New orders at U.S. factories rose a less-than-expected 2.3 percent in December, the steepest gain since July, on strong aircraft sales, a government report showed.
Orders for durable goods, items intended to last three years or longer, jumped 5 percent, also the biggest gain since July, as civilian aircraft orders climbed 11.7 percent, the Commerce Department said.
Durables orders were revised down from the 5.2 percent gain originally reported last week.
When transportation was stripped out, orders rose a more modest 0.7 percent.
Analysts polled by Reuters were expecting a 2.5 percent gain in factory orders and a 5 percent rise in durable goods orders.
Non-defense capital goods orders excluding aircraft, considered a gauge of business spending, climbed 4.5 percent, the largest increase since March. That was greater than the 4.4 percent rise previously reported.
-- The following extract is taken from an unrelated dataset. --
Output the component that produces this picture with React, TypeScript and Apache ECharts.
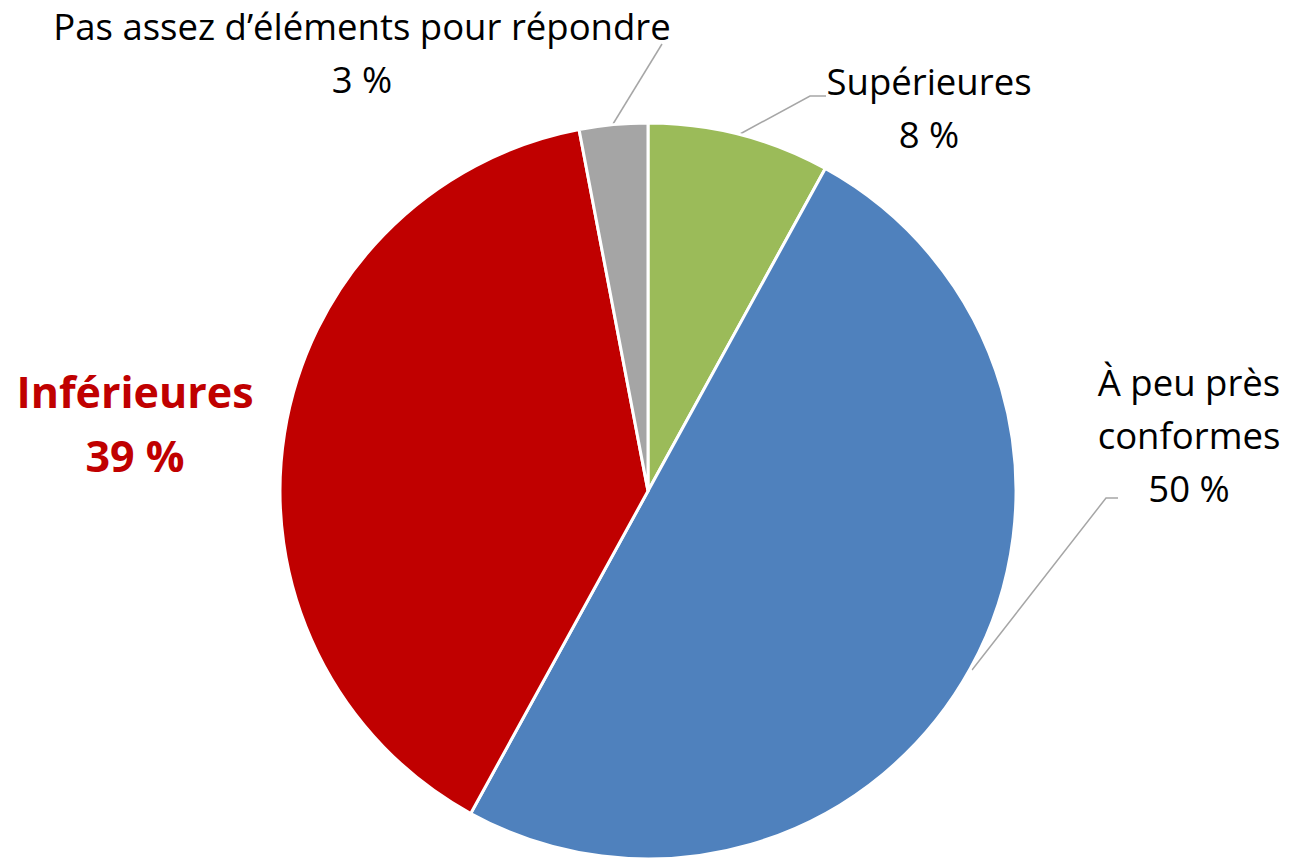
import React, { useEffect, useRef } from "react";
import * as echarts from "echarts";

const categories = ["Supérieures", "À peu près\nconformes", "Inférieures", "Pas assez d’éléments pour répondre"];
const values = [8, 50, 39, 3];
const colors = ["#9BBB59", "#4F81BD", "#C00000", "#A5A5A5"];

const FONT = "'Open Sans', 'Noto Sans', sans-serif";

export default function App() {
  const ref = useRef<HTMLDivElement>(null);
  useEffect(() => {
    const chart = echarts.init(ref.current!, null, { renderer: "svg" });
    const layouts: any[] = [
      { x: 929, y: 54, align: "center", verticalAlign: "top", labelLinePoints: [[740, 134], [810, 96], [826, 96]] },
      { x: 1189, y: 355, align: "center", verticalAlign: "top", labelLinePoints: [[972, 670], [1106, 498], [1118, 498]] },
      { x: 135, y: 359, align: "center", verticalAlign: "top" },
      { x: 362, y: -1, align: "center", verticalAlign: "top", labelLinePoints: [[613, 124], [662, 44], [662, 44]] },
    ];
    chart.setOption({
      animation: false,
      series: [
        {
          type: "pie",
          center: [648, 491],
          radius: 368,
          startAngle: 90,
          clockwise: true,
          avoidLabelOverlap: false,
          itemStyle: { borderColor: "#ffffff", borderWidth: 3 },
          label: {
            show: true,
            formatter: "{b}\n{c} %",
            fontFamily: FONT,
            fontSize: 36.5,
            lineHeight: 53,
            color: "#000000",
            align: "center",
          },
          labelLine: { show: true, lineStyle: { color: "#A6A6A6", width: 1.5 } },
          labelLayout: (p: any) => layouts[p.dataIndex],
          data: categories.map((c, i) => ({
            name: c,
            value: values[i],
            itemStyle: { color: colors[i] },
            ...(i === 2
              ? {
                  label: { fontWeight: "bold", color: "#C00000", fontSize: 43, lineHeight: 64 },
                  labelLine: { show: false },
                }
              : {}),
          })),
        },
      ],
    });
    return () => chart.dispose();
  }, []);
  return <div ref={ref} style={{ position: "absolute", left: 0, top: 0, width: 1289, height: 859 }} />;
}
The latest economic data follow's Friday report that non-farm payrolls fell a surprising 17,000 in January, the first time in nearly 4-1/2 years that U.S. payrolls shrank as continuing losses in construction and manufacturing reflected the economy's waning momentum.
The Labor Department report Friday came in much weaker than anticipated by analysts surveyed by Reuters, who had forecast 80,000 jobs would be added last month.
The department revised December's new-job total up to 82,000 from 18,000 but cut its estimates for hiring in both October and November, highlighting how hiring was already in decline as 2007 ended.
January marked the first job losses since August 2003 and some analysts said it painted a picture of declining economy.